Stein: When we go to Sundance or Toronto or wherever, there are often films that [have] an essential character who’s Jewish. The Wackness, right now, is a delightful film set in the ’90s in New York, and the lead character certainly is meant to be Jewish but he didn’t have to be. It would be fun to show that to our audience because it’s a very good film. Would it deepen anyone’s understanding of what it meant to be a Jewish teenager in 1993 in New York? Probably not. Whereas Anvil, a heavy metal doc, a delightful behind-the-scenes, practically a mockumentary but it’s not—Jewish high school kids in 1979 form a band and stick to their guns, and roses, by continuing to play through financial and artistic hardship into their 50s, and occasionally comment on the support that their families have given them—is clearly Jewish enough. We’re proud to show it as a wonderful music and reality documentary as well as a kind of oblique comment on North American Jewish life.

Fishman: I want to mention Paula Weiman-Kelman’s Eyes Wide Open, a film about the relationship between American Jews and Israel. It really goes from the spectrum of left to right. If you wanted to see the American Jewish experience on the 60th anniversary of the state of Israel, this is the film to see.

SF360: In conclusion, could you say a few words about the evolving role of film festivals in the distribution landscape?


Stein: We’re seeing a bifurcation in the market. Very marketable, releasable films are getting harder for festivals like ours to secure because of the dwindling theatrical market. Festivals are seen simply as an additional revenue stream for these films.
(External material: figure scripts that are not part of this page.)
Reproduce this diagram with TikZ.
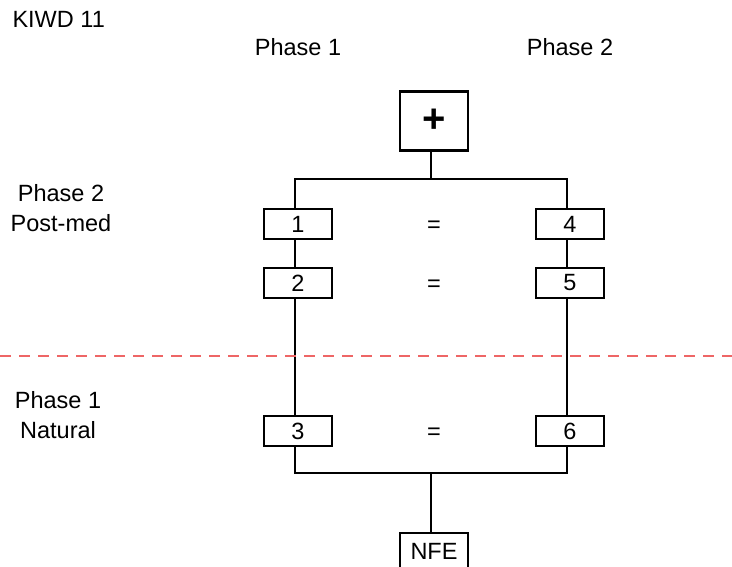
\documentclass[tikz,border=0pt]{standalone}
\usepackage{fontspec}
\setmainfont{Liberation Sans}
\usepackage{tikz}
\usetikzlibrary{positioning}

\begin{document}
\begin{tikzpicture}[x=1pt,y=-1pt,
	box/.style = {draw, line width=2.3pt, minimum width=68pt, minimum height=30pt, inner sep=0pt, align = center, font=\fontsize{23.5}{28}\selectfont},
	txt/.style = {align = center, font=\fontsize{23.5}{30}\selectfont},
	link/.style = {line width=2.3pt}]
	\clip (0,0) rectangle (732,566);
	\node [txt, anchor=west] (title) at (9,19) {KIWD 11};
	\node [txt] (p1) at (298,47) {Phase 1};
	\node [txt] (p2) at (570,47) {Phase 2};
	\node [txt] (post) at (61,208) {Phase 2\\Post-med};
	\node [txt] (nat) at (58,415) {Phase 1\\Natural};

	\node [box, minimum height = 59pt, font=\fontsize{40}{40}\selectfont\bfseries] (plus) at (434,121) {+};
	\node [box] (b1) at (298,224) {1};
	\node [box] (b2) at (298,283) {2};
	\node [box] (b3) at (298,431) {3};
	\node [box] (b4) at (570,224) {4};
	\node [box] (b5) at (570,283) {5};
	\node [box] (b6) at (570,431) {6};
	\node [box, minimum height = 36pt] (nfe) at (434,551) {NFE};
	\node [txt] (e1) at (434,227) {=};
	\node [txt] (e2) at (434,286) {=};
	\node [txt] (e3) at (434,434) {=};

	\coordinate (top) at (431,179);
	\coordinate (bot) at (431,473);

	\draw [link] (plus.south -| top) -- (top);
	\draw [link] (b1.north -| 295,0) |- (top) -| (b4.north -| 567,0);
	\draw [link] (b1.south -| 295,0) -- (b2.north -| 295,0);
	\draw [link] (b4.south -| 567,0) -- (b5.north -| 567,0);
	\draw [link] (b2.south -| 295,0) -- (b3.north -| 295,0);
	\draw [link] (b5.south -| 567,0) -- (b6.north -| 567,0);
	\draw [link] (b3.south -| 295,0) |- (bot) -| (b6.south -| 567,0);
	\draw [link] (bot) -- (nfe.north -| bot);

	\draw [line width=2pt, color={rgb,255:red,238;green,102;blue,102}, dash pattern=on 11pt off 8pt] (0,356) -- (732,356);
\end{tikzpicture}
\end{document}
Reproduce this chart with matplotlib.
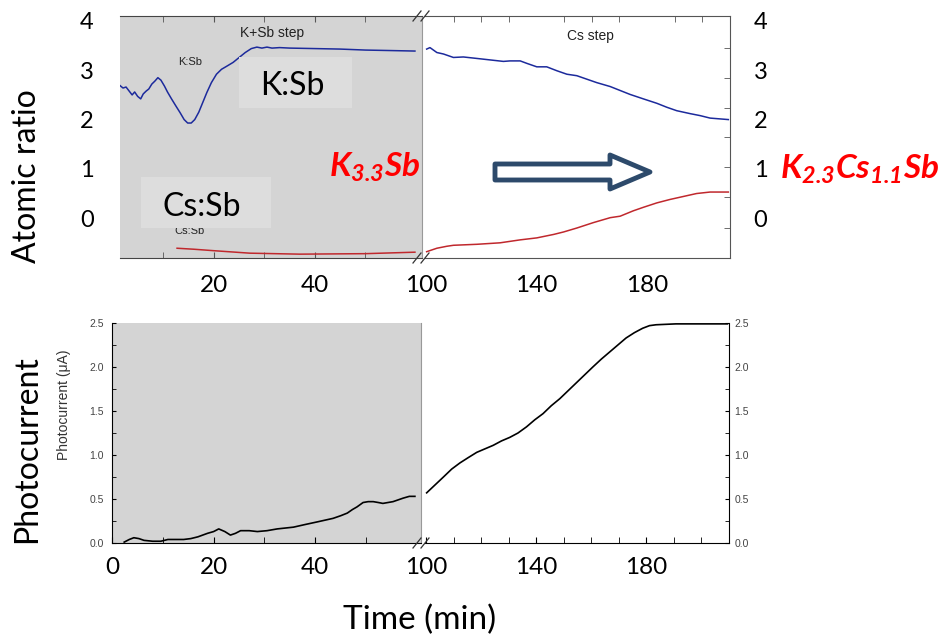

That said, there’s such a proliferation of good filmmaking that festivals are still providing a matchmaking service between good storytellers and hungry audiences, and it’s a critical service. There’s no way, with the proliferation of media theatrically—on television, cable, on the Internet—for people to filter for themselves what’s going to be a valuable experience. And beyond the curatorial process is the notion that you are going to be coming together in a group or community setting to find other people who are interested in arguing the same thing.

Fishman: The whole 500-channel video on demand, downloadable films world has changed how we consume media. But I think festivals are around to stay. Our fellow programmers exchange notes about how festivals are having to pay more to get films, and I don’t think that’s such a bad thing. There’s a limit to what we can pay; we’re not a theatrical distributor. But as theatrical outlets diminish, if people want a curated festival where you’re going to see high-quality films, people should be willing to put their money down and know that they’re going to support Jewish film or Latino film or whatever. This festival has always had a policy of either flying in guests or paying [to show their film]. It may be a really modest fee. It’s not going to get them enough money to produce their next film. We’re part of the cottage economy. We’re the independent film cottage economy. (Laughter.) We’re like the organic farms of the filmmaking world. Get to know your farmer!